To best compare the pros and cons of auto loans, answer some questions about your finances and your needs for the vehicle.
- What can I afford? Unless you can afford your dream car upfront, an auto loan is the most effective way to get a vehicle. Use an auto loan calculator to estimate your expected monthly cost and ensure you can afford it.
- Do I need to build my credit? Signing off on a loan you know you can pay off can be a great way to build your credit score and diversify your credit mix.
- How long do I want this vehicle? The average monthly car payment tends to last between 36 and 84 months, and at the end of your loan term, the vehicle is yours. If you intend to swap cars frequently, leasing may be a better option.

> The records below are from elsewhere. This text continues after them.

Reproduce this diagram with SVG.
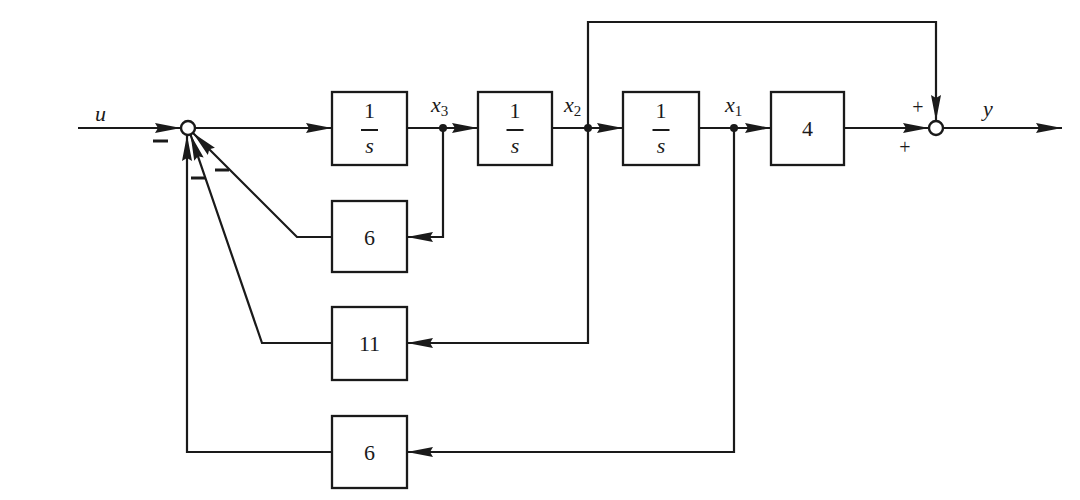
<svg xmlns="http://www.w3.org/2000/svg" width="1080" height="500" viewBox="0 0 1080 500">
<style>
.blk{fill:#fff;stroke:#1a1a1a;stroke-width:2.3}
.ln{fill:none;stroke:#1a1a1a;stroke-width:2.2;stroke-linejoin:miter}
.arr{marker-end:url(#ah)}
.sum{fill:#fff;stroke:#1a1a1a;stroke-width:2.4}
.dot{fill:#1a1a1a}
.t{font-family:"Liberation Serif","Times New Roman",serif;font-size:22px;fill:#1a1a1a;text-anchor:middle}
.v{font-family:"Liberation Serif","Times New Roman",serif;font-style:italic;font-size:22px;fill:#1a1a1a}
.sub{font-size:15px;font-style:normal}
.sg{font-family:"Liberation Serif","Times New Roman",serif;font-size:20px;fill:#1a1a1a;text-anchor:middle}
.mn{stroke:#1a1a1a;stroke-width:3}
</style>
<defs>
<marker id="ah" markerUnits="userSpaceOnUse" markerWidth="28" markerHeight="12" refX="26" refY="6" orient="auto">
<path d="M0,1 L26,6 L0,11 L3,6 z" fill="#1a1a1a"/>
</marker>
</defs>
<rect width="1080" height="500" fill="#fff"/>
<g id="connectors">
<line class="ln arr" x1="78" y1="128" x2="181" y2="128"/>
<line class="ln arr" x1="195" y1="128" x2="332" y2="128"/>
<line class="ln" x1="407" y1="128" x2="443" y2="128"/>
<line class="ln arr" x1="443" y1="128" x2="478" y2="128"/>
<line class="ln" x1="552" y1="128" x2="588" y2="128"/>
<line class="ln arr" x1="588" y1="128" x2="623" y2="128"/>
<line class="ln" x1="699" y1="128" x2="734" y2="128"/>
<line class="ln arr" x1="734" y1="128" x2="771" y2="128"/>
<line class="ln arr" x1="844" y1="128" x2="929" y2="128"/>
<line class="ln arr" x1="943" y1="128" x2="1062" y2="128"/>
<polyline class="ln arr" points="588,128 588,22 936,22 936,121"/>
<polyline class="ln arr" points="443,128 443,237 407,237"/>
<polyline class="ln arr" points="588,128 588,343 407,343"/>
<polyline class="ln arr" points="734,128 734,452 407,452"/>
<polyline class="ln arr" points="332,237 297,237 193,133"/>
<polyline class="ln arr" points="332,343 262,343 190.5,134.6"/>
<polyline class="ln arr" points="332,452 187,452 187,135"/>
<circle class="dot" cx="443" cy="128" r="4"/>
<circle class="dot" cx="588" cy="128" r="4"/>
<circle class="dot" cx="734" cy="128" r="4"/>
</g>
<g id="sum1"><circle class="sum" cx="188" cy="128" r="7"/></g>
<g id="sum2"><circle class="sum" cx="936" cy="128" r="7"/></g>
<g id="int1">
<rect class="blk" x="332" y="92" width="75" height="73"/>
<text class="t" x="369.5" y="118">1</text>
<line x1="361" y1="130" x2="378" y2="130" stroke="#1a1a1a" stroke-width="2"/>
<text class="v" x="369.5" y="153" text-anchor="middle">s</text>
</g>
<g id="int2">
<rect class="blk" x="478" y="92" width="74" height="73"/>
<text class="t" x="515" y="118">1</text>
<line x1="506.5" y1="130" x2="523.5" y2="130" stroke="#1a1a1a" stroke-width="2"/>
<text class="v" x="515" y="153" text-anchor="middle">s</text>
</g>
<g id="int3">
<rect class="blk" x="623" y="92" width="76" height="73"/>
<text class="t" x="661" y="118">1</text>
<line x1="652.5" y1="130" x2="669.5" y2="130" stroke="#1a1a1a" stroke-width="2"/>
<text class="v" x="661" y="153" text-anchor="middle">s</text>
</g>
<g id="gain4">
<rect class="blk" x="771" y="92" width="73" height="73"/>
<text class="t" x="807.5" y="136">4</text>
</g>
<g id="gain6a">
<rect class="blk" x="332" y="201" width="75" height="71"/>
<text class="t" x="369.5" y="245">6</text>
</g>
<g id="gain11">
<rect class="blk" x="332" y="307" width="75" height="73"/>
<text class="t" x="369.5" y="351">11</text>
</g>
<g id="gain6b">
<rect class="blk" x="332" y="416" width="75" height="72"/>
<text class="t" x="369.5" y="460">6</text>
</g>
<g id="labels">
<text class="v" x="95" y="121">u</text>
<text class="v" x="431" y="112">x<tspan class="sub" dy="4">3</tspan></text>
<text class="v" x="564" y="112">x<tspan class="sub" dy="4">2</tspan></text>
<text class="v" x="725" y="112">x<tspan class="sub" dy="4">1</tspan></text>
<text class="v" x="983" y="116">y</text>
<line class="mn" x1="153" y1="141" x2="168" y2="141"/>
<line class="mn" x1="191" y1="178" x2="205" y2="178"/>
<line class="mn" x1="215" y1="170" x2="229" y2="170"/>
<text class="sg" x="918" y="114">+</text>
<text class="sg" x="905" y="154">+</text>
</g>
</svg>
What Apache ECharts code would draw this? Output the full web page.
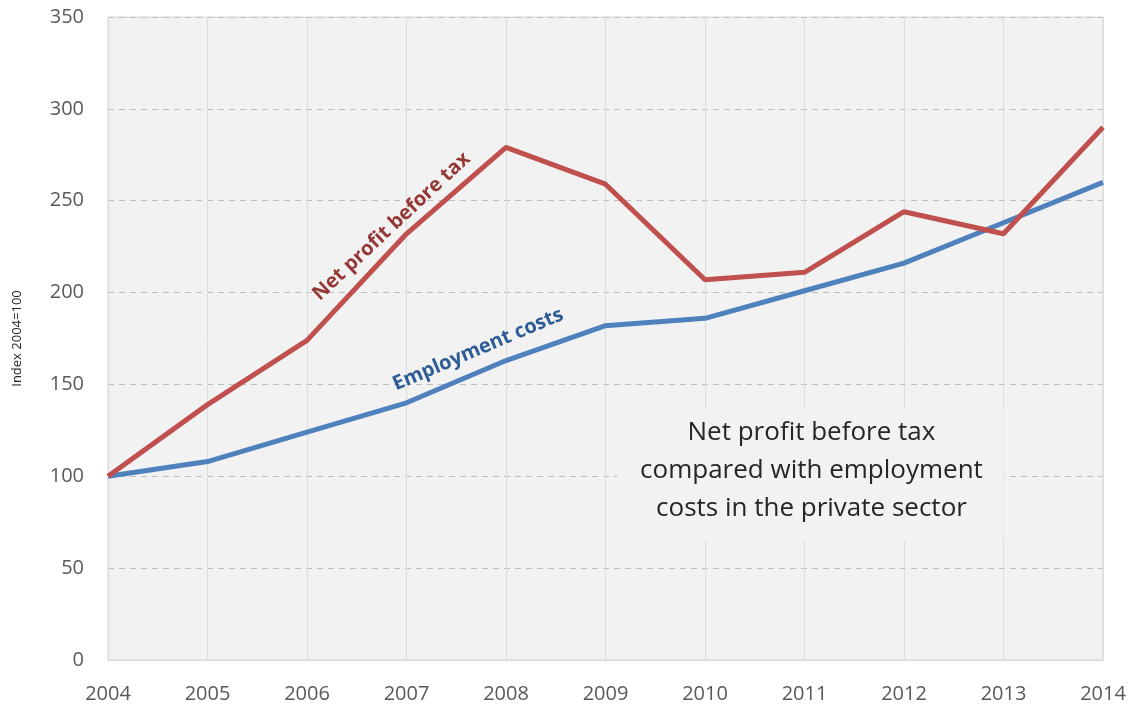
<!DOCTYPE html>
<html>
<head>
<meta charset="utf-8">
<script src="https://cdn.jsdelivr.net/npm/echarts@6/dist/echarts.min.js"></script>
<style>
    html, body {margin: 0; padding: 0; background: #fff;}
    #chart {width: 1137px; height: 706px;}
</style>
</head>
<body>
<div id="chart"></div>
<script>
var years = ['2004', '2005', '2006', '2007', '2008', '2009', '2010', '2011', '2012', '2013', '2014'];
var netProfit = [100, 139, 174, 232, 279, 259, 207, 211, 244, 232, 290];
var employmentCosts = [100, 108, 124, 140, 163, 182, 186, 201, 216, 238, 260];
var yTicks = [0, 50, 100, 150, 200, 250, 300, 350];

var chart = echarts.init(document.getElementById('chart'));
var font = '"Open Sans", "Liberation Sans", sans-serif';

chart.setOption({
    animation: false,
    grid: {
        left: 108,
        right: 34,
        top: 17,
        bottom: 46,
        show: true,
        backgroundColor: '#f2f2f2',
        borderColor: '#d9d9d9',
        borderWidth: 1
    },
    xAxis: {
        type: 'category',
        boundaryGap: false,
        data: years,
        axisLine: {lineStyle: {color: '#d9d9d9'}},
        axisTick: {show: false},
        axisLabel: {
            color: '#595959',
            fontSize: 20,
            fontFamily: font,
            margin: 24
        },
        splitLine: {show: true, lineStyle: {color: '#dcdcdc', width: 1}}
    },
    yAxis: {
        type: 'value',
        min: yTicks[0],
        max: yTicks[yTicks.length - 1],
        interval: 50,
        name: 'Index 2004=100',
        nameLocation: 'middle',
        nameGap: 84,
        nameTextStyle: {color: '#262626', fontSize: 13, fontFamily: font},
        axisLine: {show: false},
        axisTick: {show: false},
        axisLabel: {
            color: '#595959',
            fontSize: 20,
            fontFamily: font,
            margin: 24
        },
        splitLine: {lineStyle: {color: '#bfbfbf', type: [6, 5], width: 1}}
    },
    series: [
        {
            name: 'Net profit before tax',
            type: 'line',
            data: netProfit,
            symbol: 'none',
            lineStyle: {color: '#c0504d', width: 5},
            z: 3
        },
        {
            name: 'Employment costs',
            type: 'line',
            data: employmentCosts,
            symbol: 'none',
            lineStyle: {color: '#4f81bd', width: 5},
            z: 2
        }
    ]
});

// category axis snaps to whole steps, so interpolate between two of them
function toPixel(idx, val) {
    var a = chart.convertToPixel({gridIndex: 0}, [0, val]);
    var b = chart.convertToPixel({gridIndex: 0}, [1, val]);
    return [a[0] + (b[0] - a[0]) * idx, a[1]];
}

var p1 = toPixel(2.85, 236);
var p2 = toPixel(3.72, 169);
var boxTL = toPixel(5.12, 137);
var boxBR = toPixel(9.0, 65);
var boxCenter = toPixel(7.07, 103);

chart.setOption({
    graphic: [
        {
            type: 'rect',
            shape: {x: boxTL[0], y: boxTL[1], width: boxBR[0] - boxTL[0], height: boxBR[1] - boxTL[1]},
            style: {fill: '#f2f2f2'},
            z: 10
        },
        {
            type: 'text',
            x: boxCenter[0],
            y: boxCenter[1],
            style: {
                text: 'Net profit before tax\ncompared with employment\ncosts in the private sector',
                fill: '#262626',
                font: '26px ' + font,
                align: 'center',
                verticalAlign: 'middle',
                lineHeight: 38
            },
            z: 11
        },
        {
            type: 'text',
            x: p1[0],
            y: p1[1],
            rotation: 43 * Math.PI / 180,
            style: {
                text: 'Net profit before tax',
                fill: '#953735',
                font: 'bold 20px ' + font,
                align: 'center',
                verticalAlign: 'middle'
            },
            z: 11
        },
        {
            type: 'text',
            x: p2[0],
            y: p2[1],
            rotation: 23 * Math.PI / 180,
            style: {
                text: 'Employment costs',
                fill: '#2e5c96',
                font: 'bold 20px ' + font,
                align: 'center',
                verticalAlign: 'middle'
            },
            z: 11
        }
    ]
});
</script>
</body>
</html>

Alternatives to auto loans
An auto loan is not your only option. There are other ways to finance a vehicle, though the most common will be through a personal loan or by taking out a lease.
- Personal loan: You can use a personal loan to buy a car, though you may face higher interest rates. The upside is that you won’t have a lien on your vehicle, so you won’t risk having your car repossessed if you are unable to make payments.
- Leasing: Many consider leasing versus buying when looking into newer vehicles. While leasing can put you behind the wheel at a lower monthly cost, unless you choose to buy out your lease, you will not own your vehicle at the end of the lease term.
Bottom line
Deciding whether an auto loan is right for you depends on your financial state and how long you want the vehicle. Crunch the numbers to determine how much you will be spending out of pocket over the life of an auto loan versus paying cash to purchase a car.
If you find that vehicle financing is the best approach, take the time to research auto loan offers from several different lenders. Do your homework by learning how to get the best auto loan rate.